In his submissions to the court, Bomas Human Resource Officer Okidiang’ Jimmy John admitted that the show-cause letter was unfair in giving her seven days to respond instead of 14. He also noted that Ms Thiriku was not reprimanded verbally and that he, and not the general manager, wrote her the show-cause letter.

No record of her response to the charges in the minutes of the meeting was available and the letter sending her on compulsory leave did not spell out the terms of the leave and the details of the pending ruling.

In its judgment, the Court of Appeal agreed with Justice Wasilwa that, according to the Bomas HR manual, the period of absence from duty that would be regarded as absconding was 10 days, yet the respondent was only absent for three days.

Bomas was also faulted for giving Ms Thiriku seven days to respond to the show cause letter instead of the legally allowed 14, and further, the manual expected the letter to be written by the head of department and where he or she is not satisfied with the employee’s explanation, a reprimand letter to the employee with a copy to the general manager would follow.

“The committee was at the time chaired by the finance manager, yet the manual stated that the committee shall be chaired by the general manager.

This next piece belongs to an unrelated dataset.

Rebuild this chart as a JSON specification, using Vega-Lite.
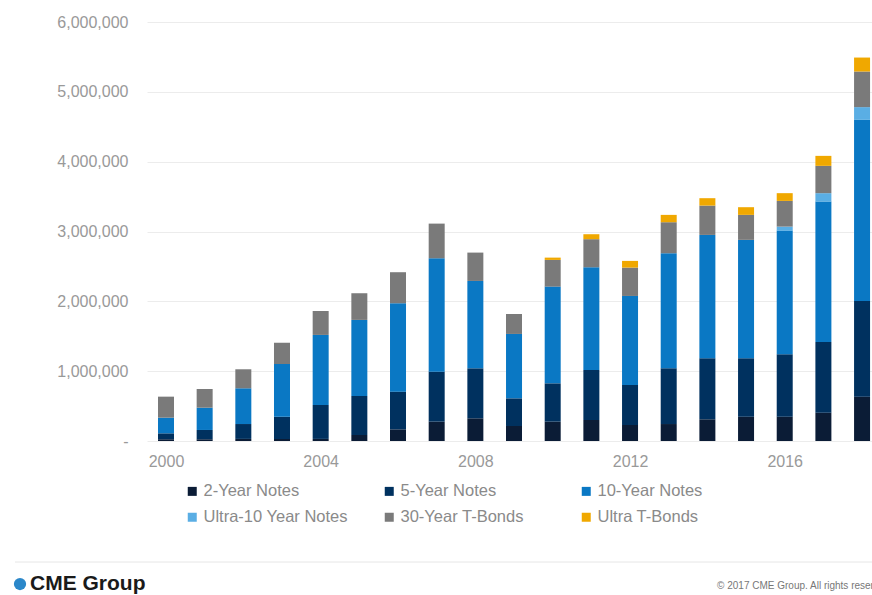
{
  "$schema": "https://vega.github.io/schema/vega-lite/v6.json",
  "width": 725,
  "height": 419,
  "autosize": {"type": "none"},
  "padding": {"left": 147, "top": 22, "right": 0, "bottom": 154},
  "background": "white",
  "config": {
    "font": "Liberation Sans",
    "view": {"stroke": null}
  },
  "layer": [
    {
      "data": {
        "values": [
          {"year": 2000, "series": "2-Year Notes", "k": 1, "value": 25000},
          {"year": 2000, "series": "5-Year Notes", "k": 2, "value": 85000},
          {"year": 2000, "series": "10-Year Notes", "k": 3, "value": 224000},
          {"year": 2000, "series": "30-Year T-Bonds", "k": 5, "value": 301000},
          {"year": 2001, "series": "2-Year Notes", "k": 1, "value": 25000},
          {"year": 2001, "series": "5-Year Notes", "k": 2, "value": 133000},
          {"year": 2001, "series": "10-Year Notes", "k": 3, "value": 319000},
          {"year": 2001, "series": "30-Year T-Bonds", "k": 5, "value": 268000},
          {"year": 2002, "series": "2-Year Notes", "k": 1, "value": 30000},
          {"year": 2002, "series": "5-Year Notes", "k": 2, "value": 213000},
          {"year": 2002, "series": "10-Year Notes", "k": 3, "value": 512000},
          {"year": 2002, "series": "30-Year T-Bonds", "k": 5, "value": 272000},
          {"year": 2003, "series": "2-Year Notes", "k": 1, "value": 30000},
          {"year": 2003, "series": "5-Year Notes", "k": 2, "value": 318000},
          {"year": 2003, "series": "10-Year Notes", "k": 3, "value": 755000},
          {"year": 2003, "series": "30-Year T-Bonds", "k": 5, "value": 305000},
          {"year": 2004, "series": "2-Year Notes", "k": 1, "value": 30000},
          {"year": 2004, "series": "5-Year Notes", "k": 2, "value": 486000},
          {"year": 2004, "series": "10-Year Notes", "k": 3, "value": 1003000},
          {"year": 2004, "series": "30-Year T-Bonds", "k": 5, "value": 343000},
          {"year": 2005, "series": "2-Year Notes", "k": 1, "value": 86000},
          {"year": 2005, "series": "5-Year Notes", "k": 2, "value": 559000},
          {"year": 2005, "series": "10-Year Notes", "k": 3, "value": 1089000},
          {"year": 2005, "series": "30-Year T-Bonds", "k": 5, "value": 382000},
          {"year": 2006, "series": "2-Year Notes", "k": 1, "value": 167000},
          {"year": 2006, "series": "5-Year Notes", "k": 2, "value": 540000},
          {"year": 2006, "series": "10-Year Notes", "k": 3, "value": 1266000},
          {"year": 2006, "series": "30-Year T-Bonds", "k": 5, "value": 444000},
          {"year": 2007, "series": "2-Year Notes", "k": 1, "value": 277000},
          {"year": 2007, "series": "5-Year Notes", "k": 2, "value": 716000},
          {"year": 2007, "series": "10-Year Notes", "k": 3, "value": 1624000},
          {"year": 2007, "series": "30-Year T-Bonds", "k": 5, "value": 496000},
          {"year": 2008, "series": "2-Year Notes", "k": 1, "value": 325000},
          {"year": 2008, "series": "5-Year Notes", "k": 2, "value": 716000},
          {"year": 2008, "series": "10-Year Notes", "k": 3, "value": 1251000},
          {"year": 2008, "series": "30-Year T-Bonds", "k": 5, "value": 406000},
          {"year": 2009, "series": "2-Year Notes", "k": 1, "value": 215000},
          {"year": 2009, "series": "5-Year Notes", "k": 2, "value": 396000},
          {"year": 2009, "series": "10-Year Notes", "k": 3, "value": 922000},
          {"year": 2009, "series": "30-Year T-Bonds", "k": 5, "value": 286000},
          {"year": 2010, "series": "2-Year Notes", "k": 1, "value": 277000},
          {"year": 2010, "series": "5-Year Notes", "k": 2, "value": 549000},
          {"year": 2010, "series": "10-Year Notes", "k": 3, "value": 1385000},
          {"year": 2010, "series": "30-Year T-Bonds", "k": 5, "value": 382000},
          {"year": 2010, "series": "Ultra T-Bonds", "k": 6, "value": 33000},
          {"year": 2011, "series": "2-Year Notes", "k": 1, "value": 301000},
          {"year": 2011, "series": "5-Year Notes", "k": 2, "value": 716000},
          {"year": 2011, "series": "10-Year Notes", "k": 3, "value": 1471000},
          {"year": 2011, "series": "30-Year T-Bonds", "k": 5, "value": 402000},
          {"year": 2011, "series": "Ultra T-Bonds", "k": 6, "value": 71000},
          {"year": 2012, "series": "2-Year Notes", "k": 1, "value": 229000},
          {"year": 2012, "series": "5-Year Notes", "k": 2, "value": 573000},
          {"year": 2012, "series": "10-Year Notes", "k": 3, "value": 1275000},
          {"year": 2012, "series": "30-Year T-Bonds", "k": 5, "value": 406000},
          {"year": 2012, "series": "Ultra T-Bonds", "k": 6, "value": 96000},
          {"year": 2013, "series": "2-Year Notes", "k": 1, "value": 243000},
          {"year": 2013, "series": "5-Year Notes", "k": 2, "value": 798000},
          {"year": 2013, "series": "10-Year Notes", "k": 3, "value": 1648000},
          {"year": 2013, "series": "30-Year T-Bonds", "k": 5, "value": 444000},
          {"year": 2013, "series": "Ultra T-Bonds", "k": 6, "value": 105000},
          {"year": 2014, "series": "2-Year Notes", "k": 1, "value": 311000},
          {"year": 2014, "series": "5-Year Notes", "k": 2, "value": 874000},
          {"year": 2014, "series": "10-Year Notes", "k": 3, "value": 1766000},
          {"year": 2014, "series": "30-Year T-Bonds", "k": 5, "value": 420000},
          {"year": 2014, "series": "Ultra T-Bonds", "k": 6, "value": 106000},
          {"year": 2015, "series": "2-Year Notes", "k": 1, "value": 348000},
          {"year": 2015, "series": "5-Year Notes", "k": 2, "value": 837000},
          {"year": 2015, "series": "10-Year Notes", "k": 3, "value": 1695000},
          {"year": 2015, "series": "30-Year T-Bonds", "k": 5, "value": 358000},
          {"year": 2015, "series": "Ultra T-Bonds", "k": 6, "value": 110000},
          {"year": 2016, "series": "2-Year Notes", "k": 1, "value": 348000},
          {"year": 2016, "series": "5-Year Notes", "k": 2, "value": 894000},
          {"year": 2016, "series": "10-Year Notes", "k": 3, "value": 1767000},
          {"year": 2016, "series": "Ultra-10 Year Notes", "k": 4, "value": 61000},
          {"year": 2016, "series": "30-Year T-Bonds", "k": 5, "value": 368000},
          {"year": 2016, "series": "Ultra T-Bonds", "k": 6, "value": 111000},
          {"year": 2017, "series": "2-Year Notes", "k": 1, "value": 405000},
          {"year": 2017, "series": "5-Year Notes", "k": 2, "value": 1013000},
          {"year": 2017, "series": "10-Year Notes", "k": 3, "value": 2010000},
          {"year": 2017, "series": "Ultra-10 Year Notes", "k": 4, "value": 121000},
          {"year": 2017, "series": "30-Year T-Bonds", "k": 5, "value": 391000},
          {"year": 2017, "series": "Ultra T-Bonds", "k": 6, "value": 143000},
          {"year": 2018, "series": "2-Year Notes", "k": 1, "value": 635000},
          {"year": 2018, "series": "5-Year Notes", "k": 2, "value": 1371000},
          {"year": 2018, "series": "10-Year Notes", "k": 3, "value": 2593000},
          {"year": 2018, "series": "Ultra-10 Year Notes", "k": 4, "value": 182000},
          {"year": 2018, "series": "30-Year T-Bonds", "k": 5, "value": 510000},
          {"year": 2018, "series": "Ultra T-Bonds", "k": 6, "value": 200000}
        ]
      },
      "mark": {"type": "bar", "size": 16},
      "encoding": {
        "x": {
          "field": "year",
          "type": "quantitative",
          "scale": {"domain": [1999.509, 2018.257], "nice": false, "zero": false, "padding": 0},
          "axis": {
            "values": [2000, 2004, 2008, 2012, 2016],
            "format": "d",
            "title": null,
            "grid": false,
            "domain": false,
            "ticks": false,
            "tickSize": 0,
            "labelPadding": 12,
            "labelFontSize": 16,
            "labelColor": "#999999",
            "labelFont": "Liberation Sans"
          }
        },
        "y": {
          "field": "value",
          "type": "quantitative",
          "aggregate": "sum",
          "stack": "zero",
          "scale": {"domain": [0, 6000000], "nice": false, "padding": 0},
          "axis": {
            "values": [0, 1000000, 2000000, 3000000, 4000000, 5000000, 6000000],
            "labelExpr": "datum.value == 0 ? '-' : format(datum.value, ',')",
            "title": null,
            "domain": false,
            "ticks": false,
            "tickSize": 0,
            "labelPadding": 19,
            "labelFontSize": 16,
            "labelColor": "#999999",
            "gridColor": "#ececec",
            "gridWidth": 1
          }
        },
        "color": {
          "field": "series",
          "type": "nominal",
          "sort": ["2-Year Notes", "5-Year Notes", "10-Year Notes", "Ultra-10 Year Notes", "30-Year T-Bonds", "Ultra T-Bonds"],
          "scale": {
            "domain": ["2-Year Notes", "5-Year Notes", "10-Year Notes", "Ultra-10 Year Notes", "30-Year T-Bonds", "Ultra T-Bonds"],
            "range": ["#0b1c36", "#00315f", "#0a78c4", "#5aaee4", "#7a7a7a", "#f0a800"]
          },
          "legend": {
            "title": null,
            "orient": "none",
            "legendX": 37,
            "legendY": 461,
            "direction": "horizontal",
            "columns": 3,
            "gridAlign": "all",
            "columnPadding": 33,
            "rowPadding": 9,
            "symbolType": "square",
            "symbolSize": 81,
            "symbolStrokeWidth": 0,
            "labelFontSize": 16.5,
            "labelColor": "#8a8a8a",
            "labelOffset": 3,
            "padding": 0
          }
        },
        "order": {"field": "k", "type": "quantitative", "sort": "ascending"}
      }
    },
    {
      "data": {"values": [{"a": 1}]},
      "mark": {"type": "rule", "color": "#e6e6e6", "strokeWidth": 1},
      "encoding": {
        "x": {"datum": 1996.095, "type": "quantitative"},
        "x2": {"datum": 2018.257},
        "y": {"datum": -1732800, "type": "quantitative"}
      }
    },
    {
      "data": {"values": [{"a": 1}]},
      "mark": {"type": "point", "filled": true, "color": "#2b87c9", "opacity": 1, "size": 150},
      "encoding": {
        "x": {"datum": 1996.225, "type": "quantitative"},
        "y": {"datum": -2047800, "type": "quantitative"}
      }
    },
    {
      "data": {"values": [{"t": "CME Group"}]},
      "mark": {"type": "text", "align": "left", "baseline": "middle", "font": "Liberation Sans", "fontSize": 21, "fontWeight": "bold", "color": "#1a1a1a"},
      "encoding": {
        "x": {"datum": 1996.483, "type": "quantitative"},
        "y": {"datum": -2047800, "type": "quantitative"},
        "text": {"field": "t"}
      }
    },
    {
      "data": {"values": [{"t": "© 2017 CME Group. All rights reserved."}]},
      "mark": {"type": "text", "align": "left", "baseline": "middle", "font": "Liberation Sans", "fontSize": 10, "color": "#777777"},
      "encoding": {
        "x": {"datum": 2014.25, "type": "quantitative"},
        "y": {"datum": -2076500, "type": "quantitative"},
        "text": {"field": "t"}
      }
    }
  ]
}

As such, this procedure was not followed,” the court noted.

It also faulted the appellant’s action of advertising a position for a marketing and product development manager with duties overlapping those of the respondent.

The court determined that the respondent was treated unfairly and unjustifiably. There was no clear basis for her claim of discrimination, but the treatment amounted to unfair labour practices. It issued a permanent injunction against Bomas from continuing with any disciplinary action against Ms Thiriku on issues prosecuted in the petition.

The court also declared that the agency’s actions were in breach of her constitutional rights.

“In view of the above, we have come to the conclusion that the appeal is lacking in merit and therefore dismissed with costs,” the three-judge bench stated.

However, more than 100 days later, the award is yet to be honoured.